Emerson emphasized that your angle of vision creates your world.Emerson emphasized that your angle of vision creates your world, an insight he shared with the ancient Stoics, and that genuine freedom rests in the power to choose how we wish to respond to life’s conditions. Knowing that perspective shapes reality, we’re better able to interrupt our knee-jerk reactions and respond to challenges more skillfully, constructively, mindfully. Except in rare cases of affliction—under physical torture or sickness, for example—a person always has the power to choose her responses and decide when, how, and by whom (or what) she allows herself to be hurt.
It was glaringly obvious that the majority of my problems were self-created and arose from how I was choosing to look at situations, not from the circumstances themselves. I learned from Emerson that it is the tendency to cling to false beliefs, and confuse our narratives for reality, that gives rise to most of our suffering. Self-hating, dishonest, twisted stories diminish our lives and prevent us from knowing who we are.
A firm grasp on your compass is necessary to reach the desired shore.
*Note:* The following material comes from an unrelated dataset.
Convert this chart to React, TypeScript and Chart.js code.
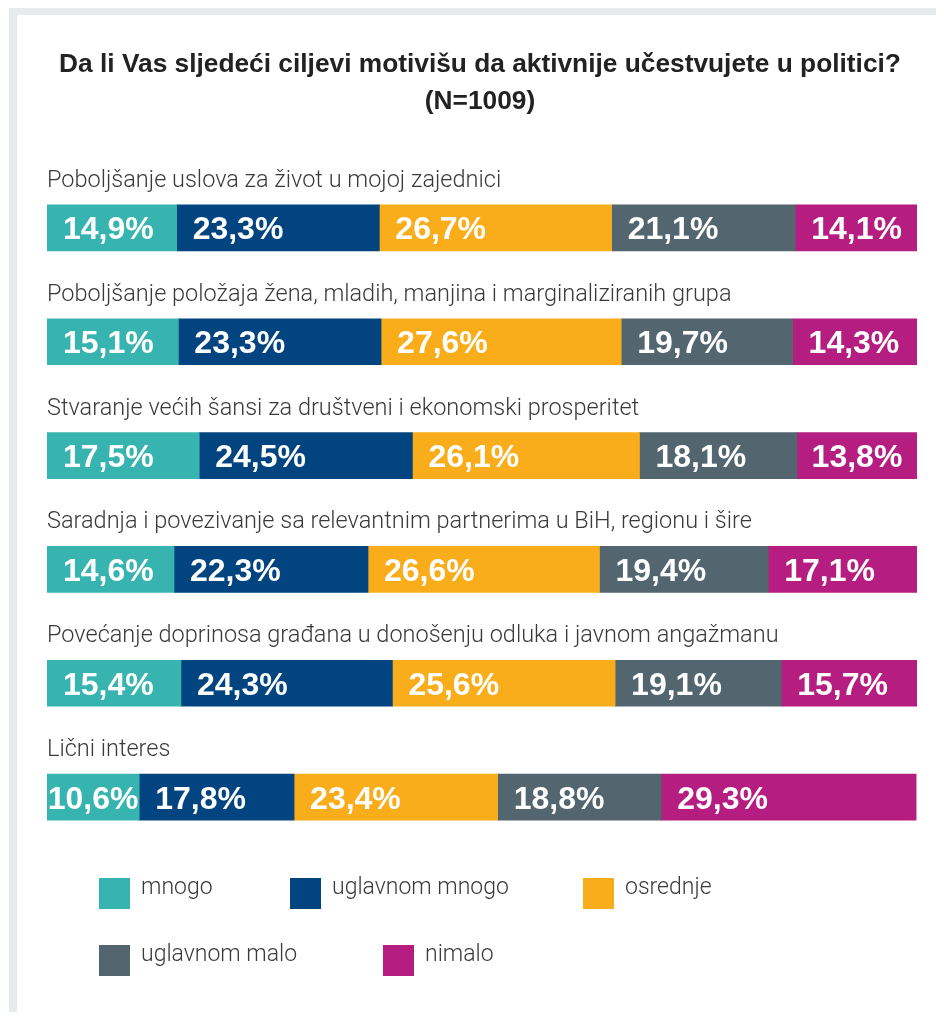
import React, { useEffect, useRef } from 'react';
import { Chart, registerables } from 'chart.js';

Chart.register(...registerables);

const categories = [
  'Poboljšanje uslova za život u mojoj zajednici',
  'Poboljšanje položaja žena, mladih, manjina i marginaliziranih grupa',
  'Stvaranje većih šansi za društveni i ekonomski prosperitet',
  'Saradnja i povezivanje sa relevantnim partnerima u BiH, regionu i šire',
  'Povećanje doprinosa građana u donošenju odluka i javnom angažmanu',
  'Lični interes',
];

const mnogo = [14.9, 15.1, 17.5, 14.6, 15.4, 10.6];
const uglavnomMnogo = [23.3, 23.3, 24.5, 22.3, 24.3, 17.8];
const osrednje = [26.7, 27.6, 26.1, 26.6, 25.6, 23.4];
const uglavnomMalo = [21.1, 19.7, 18.1, 19.4, 19.1, 18.8];
const nimalo = [14.1, 14.3, 13.8, 17.1, 15.7, 29.3];

const seriesNames = ['mnogo', 'uglavnom mnogo', 'osrednje', 'uglavnom malo', 'nimalo'];
const seriesValues = [mnogo, uglavnomMnogo, osrednje, uglavnomMalo, nimalo];
const seriesColors = ['#38b4b0', '#024480', '#f9ad1a', '#536670', '#b51e80'];

const titleLines = ['Da li Vas sljedeći ciljevi motivišu da aktivnije učestvujete u politici?', '(N=1009)'];

const W = 936;
const H = 1004;
const LIGHT_FAMILY = 'Roboto, "Liberation Sans", Arial, sans-serif';
const BOLD_FAMILY = '"Liberation Sans", Arial, sans-serif';

const fmt = (v: number) => v.toFixed(1).replace('.', ',') + '%';

const labelPlugin = {
  id: 'customLabels',
  afterDatasetsDraw(chart: any) {
    const ctx = chart.ctx;
    const yScale = chart.scales.y;
    ctx.save();
    // category labels above each bar
    ctx.font = `300 23.5px ${LIGHT_FAMILY}`;
    ctx.fillStyle = '#3a3a3a';
    ctx.textAlign = 'left';
    ctx.textBaseline = 'alphabetic';
    categories.forEach((c, i) => {
      const py = yScale.getPixelForValue(i);
      ctx.fillText(c, chart.chartArea.left, py - 41);
    });
    // value labels
    ctx.font = `bold 32px ${BOLD_FAMILY}`;
    ctx.fillStyle = '#ffffff';
    chart.data.datasets.forEach((ds: any, di: number) => {
      const meta = chart.getDatasetMeta(di);
      meta.data.forEach((bar: any, i: number) => {
        const p = bar.getProps(['x', 'base', 'y'], true);
        const left = Math.min(p.x, p.base);
        const w = Math.abs(p.x - p.base);
        const txt = fmt(ds.data[i]);
        const tw = ctx.measureText(txt).width;
        const pad = Math.min(16, Math.max(0, (w - tw) / 2));
        ctx.fillText(txt, left + pad, p.y + 11.5);
      });
    });
    ctx.restore();
  },
};

const legendPos = [
  { x: 91, y: 870 },
  { x: 282, y: 870 },
  { x: 575, y: 870 },
  { x: 91, y: 937 },
  { x: 375, y: 937 },
];

export default function App() {
  const canvasRef = useRef<HTMLCanvasElement | null>(null);

  useEffect(() => {
    if (!canvasRef.current) return;
    const chart = new Chart(canvasRef.current, {
      type: 'bar',
      data: {
        labels: categories,
        datasets: seriesValues.map((vals, i) => ({
          label: seriesNames[i],
          data: vals,
          backgroundColor: seriesColors[i],
          borderWidth: 0,
          barThickness: 46,
        })),
      },
      options: {
        indexAxis: 'y',
        responsive: false,
        animation: false,
        layout: { padding: { left: 39, right: W - 909, top: 163, bottom: H - 846 } },
        scales: {
          x: { stacked: true, min: 0, max: 100, display: false },
          y: { stacked: true, display: false },
        },
        plugins: {
          legend: { display: false },
          tooltip: { enabled: false },
          title: { display: false },
        },
      },
      plugins: [labelPlugin],
    });
    return () => chart.destroy();
  }, []);

  return (
    <div style={{ position: 'relative', width: W, height: H, overflow: 'hidden', background: '#fff' }}>
      <div
        style={{
          position: 'absolute',
          left: 1,
          top: 0,
          width: 1200,
          height: 1200,
          borderTop: '7px solid #e8ebee',
          borderLeft: '8px solid #e8ebee',
          boxSizing: 'border-box',
        }}
      />
      <canvas ref={canvasRef} width={W} height={H} style={{ position: 'absolute', left: 0, top: 0 }} />
      <div
        style={{
          position: 'absolute',
          left: 0,
          top: 37,
          width: 944,
          textAlign: 'center',
          font: `bold 26.3px ${BOLD_FAMILY}`,
          lineHeight: '37px',
          color: '#222',
        }}
      >
        {titleLines.map((t) => (
          <div key={t}>{t}</div>
        ))}
      </div>
      {seriesNames.map((name, i) => (
        <div key={name} style={{ position: 'absolute', left: legendPos[i].x, top: legendPos[i].y }}>
          <div style={{ position: 'absolute', left: 0, top: 0, width: 31, height: 31, background: seriesColors[i] }} />
          <div
            style={{
              position: 'absolute',
              left: 42,
              top: -5,
              whiteSpace: 'nowrap',
              font: `300 23px ${LIGHT_FAMILY}`,
              lineHeight: '28px',
              color: '#3a3a3a',
            }}
          >
            {name}
          </div>
        </div>
      ))}
    </div>
  );
}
My own lifeboat capsized again two years after I arrived in New York. I received a fatal diagnosis that promised me no more than five years to live. With mortality in my face, all bets were off: I quit my vapid magazine job, sold my belongings, gave up the lease on my apartment, said goodbye to my friends, and traveled with a friend to India in hopes of finding a spiritual path that would help me survive my mortal terror. I hopped around from monasteries to ashrams to healing workshops, overwhelmed with questions, seeking spiritual strength, clawing my way through an encroaching darkness.
My shredded copy of The Portable Emerson was always with me. If I was having a particularly gruesome day, a well-spent hour with Emerson could pull me off the ledge, remind me of possibility, settle my nerves, shift my perspective, and loosen the noose of self-pity I struggled to keep from around my neck. By the mid-1990s, strangely enough, I was still around and reasonably healthy, and when treatments for my condition finally appeared, I was given a second lease on life, surreal and surprising in the extreme. Awe is the only word that fits.
This torn-in-half feeling of tenuous survival is akin to how many are feeling today. As the world has become more unhinged, a collective sense of outrage and disbelief has settled over citizens in countries around the world, a kind of post-traumatic shock, paranoia, exhaustion, mistrust, and dread of the next heart-stopping news. Fortunately, alongside this collective trauma is a growing interest in our own potential, an urgent pull toward awakening, a fierce determination to learn from calamity, question our values, reshape our choices, optimize our potential, and cherish our lives, knowing how quickly they can be threatened or taken from us completely.
The pandemic has bequeathed us (along with some terrible things) a sudden planetary awareness of our shared impermanence and fragility. This global collision with mortality has given rise to a proportionate upsurge of public interest in self-examination, authenticity, identity, purpose, and what it means to be a fully human being. Not since the consciousness revolution of the 1960s have we witnessed such a nations-wide display of soul-searching and spiritual hunger as we see now.